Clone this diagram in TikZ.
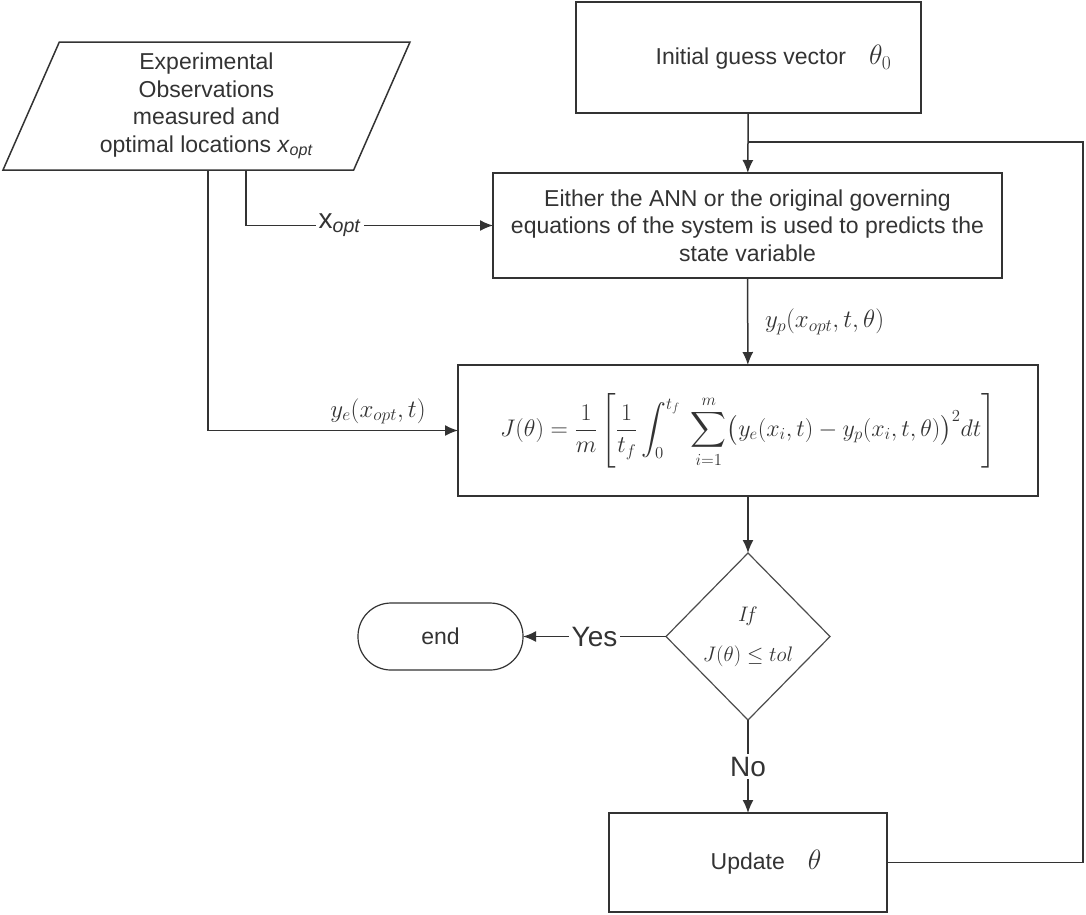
\RequirePackage{fix-cm}
\documentclass[tikz,border=0pt]{standalone}
\usepackage{amsmath}
\usepackage{fontspec}
\setmainfont{Liberation Sans}
\usetikzlibrary{shapes.geometric,arrows.meta}

\begin{document}
\begin{tikzpicture}[x=1pt, y=-1pt]

  \tikzset{
    every node/.style={
      text=black!80,
      font=\fontsize{23}{27.5}\selectfont,
      outer sep=0pt,
    },
    process/.style={
      draw=black!80,
      line width=1.5pt,
      rectangle,
      inner sep=0pt,
      align=center,
    },
    data/.style={
      draw=black!80,
      line width=1.5pt,
      trapezium,
      trapezium left angle=62,
      trapezium right angle=118,
      trapezium stretches body=true,
      minimum width=407,
      minimum height=128,
      inner sep=0pt,
      align=center,
    },
    decision/.style={
      draw=black!70,
      line width=1.2pt,
      diamond,
      minimum width=164,
      minimum height=167,
      inner sep=0pt,
      align=center,
    },
    terminal/.style={
      draw=black!80,
      line width=1.2pt,
      rectangle,
      rounded corners=33pt,
      minimum width=165,
      minimum height=67,
    },
    line/.style={
      draw=black!80,
      line width=1.5pt,
    },
    flow/.style={
      line,
      -{Latex[length=13pt,width=11pt]},
    },
    big/.style={font=\fontsize{28}{28}\selectfont},
    formula/.style={font=\fontsize{25}{25}\selectfont},
  }

  \useasboundingbox (0,0) rectangle (1086,914);

  % boxes
  \node[data] (obs) at (206.5,106)
    {Experimental\\Observations\\measured and\\optimal locations \textit{x}\textsubscript{\textit{opt}}};
  \node[process, minimum width=345, minimum height=111] (init) at (748.5,57.5)
    {\hspace*{50pt}Initial guess vector\quad{\fontsize{28}{28}\selectfont$\theta_0$}};
  \node[process, minimum width=509, minimum height=105] (ann) at (747.5,225.5)
    {Either the ANN or the original governing\\equations of the system is used to predicts the\\state variable};
  \node[process, minimum width=580, minimum height=131, font=\fontsize{24}{26}\selectfont] (cost) at (748,430.5)
    {$\displaystyle J(\theta)=\frac{1}{m}\left[\frac{1}{t_f}\int_0^{t_f}\;\sum_{i=1}^{m}\bigl(y_e(x_i,t)-y_p(x_i,t,\theta)\bigr)^2dt\right]$};
  \node[decision, font=\fontsize{21}{40}\selectfont] (test) at (748,636.5)
    {$I\!f$\\$J(\theta)\le tol$};
  \node[terminal] (stop) at (440.5,636.5) {end};
  \node[process, minimum width=278, minimum height=99] (upd) at (748,862.5)
    {\hspace*{36pt}Update\quad{\fontsize{28}{28}\selectfont$\theta$}};

  \coordinate (merge) at (748,142);

  % connectors
  \draw[flow] (init) -- (ann);
  \draw[flow] ([xshift=243pt]obs.bottom left corner) |-
    node[pos=.69, fill=white, inner sep=3pt, big] {x\textsubscript{\textit{opt}}} (ann.west);
  \draw[flow] ([xshift=205pt]obs.bottom left corner) |-
    node[pos=.84, above=3pt, formula] {$y_e(x_{opt},t)$} (cost.west);
  \draw[flow] (ann) -- node[right=14pt, formula] {$y_p(x_{opt},t,\theta)$} (cost);
  \draw[flow] (cost) -- (test);
  \draw[flow] (test) -- node[fill=white, inner sep=3pt, big] {Yes} (stop);
  \draw[flow] (test) -- node[fill=white, inner sep=3pt, big] {No} (upd);
  \draw[line] (upd.east) -- ++(196,0) |- (merge);

\end{tikzpicture}
\end{document}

> Brief: Produce an exact copy of each line of data, skipping embedded images.

> Written solution:
Clone this diagram in TikZ.
\RequirePackage{fix-cm}
\documentclass[tikz,border=0pt]{standalone}
\usepackage{amsmath}
\usepackage{fontspec}
\setmainfont{Liberation Sans}
\usetikzlibrary{shapes.geometric,arrows.meta}

\begin{document}
\begin{tikzpicture}[x=1pt, y=-1pt]

  \tikzset{
    every node/.style={
      text=black!80,
      font=\fontsize{23}{27.5}\selectfont,
      outer sep=0pt,
    },
    process/.style={
      draw=black!80,
      line width=1.5pt,
      rectangle,
      inner sep=0pt,
      align=center,
    },
    data/.style={
      draw=black!80,
      line width=1.5pt,
      trapezium,
      trapezium left angle=62,
      trapezium right angle=118,
      trapezium stretches body=true,
      minimum width=407,
      minimum height=128,
      inner sep=0pt,
      align=center,
    },
    decision/.style={
      draw=black!70,
      line width=1.2pt,
      diamond,
      minimum width=164,
      minimum height=167,
      inner sep=0pt,
      align=center,
    },
    terminal/.style={
      draw=black!80,
      line width=1.2pt,
      rectangle,
      rounded corners=33pt,
      minimum width=165,
      minimum height=67,
    },
    line/.style={
      draw=black!80,
      line width=1.5pt,
    },
    flow/.style={
      line,
      -{Latex[length=13pt,width=11pt]},
    },
    big/.style={font=\fontsize{28}{28}\selectfont},
    formula/.style={font=\fontsize{25}{25}\selectfont},
  }

  \useasboundingbox (0,0) rectangle (1086,914);

  % boxes
  \node[data] (obs) at (206.5,106)
    {Experimental\\Observations\\measured and\\optimal locations \textit{x}\textsubscript{\textit{opt}}};
  \node[process, minimum width=345, minimum height=111] (init) at (748.5,57.5)
    {\hspace*{50pt}Initial guess vector\quad{\fontsize{28}{28}\selectfont$\theta_0$}};
  \node[process, minimum width=509, minimum height=105] (ann) at (747.5,225.5)
    {Either the ANN or the original governing\\equations of the system is used to predicts the\\state variable};
  \node[process, minimum width=580, minimum height=131, font=\fontsize{24}{26}\selectfont] (cost) at (748,430.5)
    {$\displaystyle J(\theta)=\frac{1}{m}\left[\frac{1}{t_f}\int_0^{t_f}\;\sum_{i=1}^{m}\bigl(y_e(x_i,t)-y_p(x_i,t,\theta)\bigr)^2dt\right]$};
  \node[decision, font=\fontsize{21}{40}\selectfont] (test) at (748,636.5)
    {$I\!f$\\$J(\theta)\le tol$};
  \node[terminal] (stop) at (440.5,636.5) {end};
  \node[process, minimum width=278, minimum height=99] (upd) at (748,862.5)
    {\hspace*{36pt}Update\quad{\fontsize{28}{28}\selectfont$\theta$}};

  \coordinate (merge) at (748,142);

  % connectors
  \draw[flow] (init) -- (ann);
  \draw[flow] ([xshift=243pt]obs.bottom left corner) |-
    node[pos=.69, fill=white, inner sep=3pt, big] {x\textsubscript{\textit{opt}}} (ann.west);
  \draw[flow] ([xshift=205pt]obs.bottom left corner) |-
    node[pos=.84, above=3pt, formula] {$y_e(x_{opt},t)$} (cost.west);
  \draw[flow] (ann) -- node[right=14pt, formula] {$y_p(x_{opt},t,\theta)$} (cost);
  \draw[flow] (cost) -- (test);
  \draw[flow] (test) -- node[fill=white, inner sep=3pt, big] {Yes} (stop);
  \draw[flow] (test) -- node[fill=white, inner sep=3pt, big] {No} (upd);
  \draw[line] (upd.east) -- ++(196,0) |- (merge);

\end{tikzpicture}
\end{document}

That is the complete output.